======== PROVIDED INFORMATION

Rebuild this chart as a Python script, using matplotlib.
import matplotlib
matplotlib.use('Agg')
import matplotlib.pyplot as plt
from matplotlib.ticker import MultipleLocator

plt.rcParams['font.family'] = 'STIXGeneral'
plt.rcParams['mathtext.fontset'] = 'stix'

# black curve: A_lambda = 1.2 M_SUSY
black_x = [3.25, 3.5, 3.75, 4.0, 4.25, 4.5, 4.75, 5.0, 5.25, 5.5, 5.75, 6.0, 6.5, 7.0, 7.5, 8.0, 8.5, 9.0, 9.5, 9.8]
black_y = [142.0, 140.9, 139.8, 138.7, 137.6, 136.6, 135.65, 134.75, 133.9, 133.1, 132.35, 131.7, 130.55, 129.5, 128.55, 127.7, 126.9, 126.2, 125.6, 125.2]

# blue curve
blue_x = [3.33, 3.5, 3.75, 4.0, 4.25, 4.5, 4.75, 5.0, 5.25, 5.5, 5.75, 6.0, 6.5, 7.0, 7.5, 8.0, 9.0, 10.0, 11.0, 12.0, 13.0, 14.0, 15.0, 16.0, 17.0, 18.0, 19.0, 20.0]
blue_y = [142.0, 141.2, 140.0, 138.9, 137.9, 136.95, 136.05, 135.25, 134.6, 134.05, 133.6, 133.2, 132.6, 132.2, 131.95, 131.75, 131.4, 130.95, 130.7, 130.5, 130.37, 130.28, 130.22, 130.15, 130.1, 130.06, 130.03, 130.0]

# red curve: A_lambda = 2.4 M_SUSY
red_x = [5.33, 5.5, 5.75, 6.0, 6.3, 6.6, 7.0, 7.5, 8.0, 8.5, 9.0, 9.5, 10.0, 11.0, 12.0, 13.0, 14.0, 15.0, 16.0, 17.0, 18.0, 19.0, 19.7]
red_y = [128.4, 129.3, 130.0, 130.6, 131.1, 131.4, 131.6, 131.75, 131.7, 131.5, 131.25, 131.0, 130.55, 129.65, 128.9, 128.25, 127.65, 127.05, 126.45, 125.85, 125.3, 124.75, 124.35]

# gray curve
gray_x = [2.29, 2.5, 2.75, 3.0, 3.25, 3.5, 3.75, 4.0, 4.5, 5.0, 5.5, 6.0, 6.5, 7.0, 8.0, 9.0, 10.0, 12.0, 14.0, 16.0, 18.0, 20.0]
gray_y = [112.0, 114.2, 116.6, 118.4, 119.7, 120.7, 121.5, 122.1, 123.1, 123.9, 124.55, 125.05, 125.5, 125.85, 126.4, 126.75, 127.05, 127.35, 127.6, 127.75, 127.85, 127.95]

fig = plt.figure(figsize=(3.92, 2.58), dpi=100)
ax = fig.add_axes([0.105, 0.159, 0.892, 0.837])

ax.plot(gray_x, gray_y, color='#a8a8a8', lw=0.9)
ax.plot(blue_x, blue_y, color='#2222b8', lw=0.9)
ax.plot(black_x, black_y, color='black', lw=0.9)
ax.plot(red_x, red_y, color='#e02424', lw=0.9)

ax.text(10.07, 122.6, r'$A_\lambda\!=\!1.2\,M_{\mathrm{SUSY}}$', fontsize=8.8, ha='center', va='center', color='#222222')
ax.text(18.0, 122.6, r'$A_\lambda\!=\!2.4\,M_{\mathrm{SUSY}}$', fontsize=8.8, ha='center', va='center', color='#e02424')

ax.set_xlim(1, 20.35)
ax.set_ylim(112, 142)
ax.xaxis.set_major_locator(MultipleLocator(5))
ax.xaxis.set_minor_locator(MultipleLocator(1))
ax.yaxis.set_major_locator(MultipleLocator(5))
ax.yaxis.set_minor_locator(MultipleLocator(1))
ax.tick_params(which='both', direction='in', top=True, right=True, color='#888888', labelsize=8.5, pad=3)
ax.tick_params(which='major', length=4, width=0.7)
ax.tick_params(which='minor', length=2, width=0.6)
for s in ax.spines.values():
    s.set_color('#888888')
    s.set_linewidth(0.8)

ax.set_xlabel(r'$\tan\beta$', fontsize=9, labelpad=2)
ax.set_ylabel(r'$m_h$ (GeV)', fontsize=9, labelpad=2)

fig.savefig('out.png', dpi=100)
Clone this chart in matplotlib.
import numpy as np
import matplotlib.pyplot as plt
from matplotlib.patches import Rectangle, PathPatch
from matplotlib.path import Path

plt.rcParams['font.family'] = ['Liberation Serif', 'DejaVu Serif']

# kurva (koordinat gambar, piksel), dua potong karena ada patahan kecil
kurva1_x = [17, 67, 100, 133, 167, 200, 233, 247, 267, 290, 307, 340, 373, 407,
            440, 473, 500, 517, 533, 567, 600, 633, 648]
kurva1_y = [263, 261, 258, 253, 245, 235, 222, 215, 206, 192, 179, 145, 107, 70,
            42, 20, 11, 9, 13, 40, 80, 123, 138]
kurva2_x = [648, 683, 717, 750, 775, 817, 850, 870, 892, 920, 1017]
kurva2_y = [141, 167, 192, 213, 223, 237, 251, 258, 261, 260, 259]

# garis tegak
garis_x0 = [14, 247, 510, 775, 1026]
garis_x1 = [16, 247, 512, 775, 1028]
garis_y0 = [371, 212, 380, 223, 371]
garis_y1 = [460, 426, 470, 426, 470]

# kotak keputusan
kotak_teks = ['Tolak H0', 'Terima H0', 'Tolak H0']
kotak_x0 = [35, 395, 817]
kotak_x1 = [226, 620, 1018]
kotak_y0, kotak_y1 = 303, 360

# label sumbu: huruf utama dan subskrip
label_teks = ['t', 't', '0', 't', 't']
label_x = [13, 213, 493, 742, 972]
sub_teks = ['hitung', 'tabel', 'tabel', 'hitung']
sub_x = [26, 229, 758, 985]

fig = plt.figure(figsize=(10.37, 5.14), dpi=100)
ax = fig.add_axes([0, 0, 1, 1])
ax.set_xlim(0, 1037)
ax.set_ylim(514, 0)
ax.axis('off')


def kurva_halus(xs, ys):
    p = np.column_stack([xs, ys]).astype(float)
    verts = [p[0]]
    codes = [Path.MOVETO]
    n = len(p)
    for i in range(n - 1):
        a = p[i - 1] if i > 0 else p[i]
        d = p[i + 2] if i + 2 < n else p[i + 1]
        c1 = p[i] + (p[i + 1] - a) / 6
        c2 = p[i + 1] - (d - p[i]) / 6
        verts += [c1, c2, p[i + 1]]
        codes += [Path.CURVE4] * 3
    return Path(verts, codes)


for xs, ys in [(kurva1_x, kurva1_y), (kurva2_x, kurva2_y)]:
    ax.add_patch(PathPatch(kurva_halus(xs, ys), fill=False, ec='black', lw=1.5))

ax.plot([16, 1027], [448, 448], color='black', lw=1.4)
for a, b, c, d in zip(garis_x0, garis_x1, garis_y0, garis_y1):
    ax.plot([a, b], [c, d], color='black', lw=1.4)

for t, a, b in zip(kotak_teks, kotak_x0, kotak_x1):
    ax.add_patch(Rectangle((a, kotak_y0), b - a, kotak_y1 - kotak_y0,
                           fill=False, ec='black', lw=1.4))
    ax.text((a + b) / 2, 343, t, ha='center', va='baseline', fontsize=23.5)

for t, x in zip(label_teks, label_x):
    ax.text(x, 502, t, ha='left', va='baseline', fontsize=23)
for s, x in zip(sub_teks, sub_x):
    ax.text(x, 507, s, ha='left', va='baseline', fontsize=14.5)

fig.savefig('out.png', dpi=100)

================

§ GIVEN TASK
Working from the entries above, return all lines that contain "matplotlib".

§ CORRECT RESULT
Rebuild this chart as a Python script, using matplotlib.
import matplotlib
matplotlib.use('Agg')
import matplotlib.pyplot as plt
from matplotlib.ticker import MultipleLocator
Clone this chart in matplotlib.
import matplotlib.pyplot as plt
from matplotlib.patches import Rectangle, PathPatch
from matplotlib.path import Path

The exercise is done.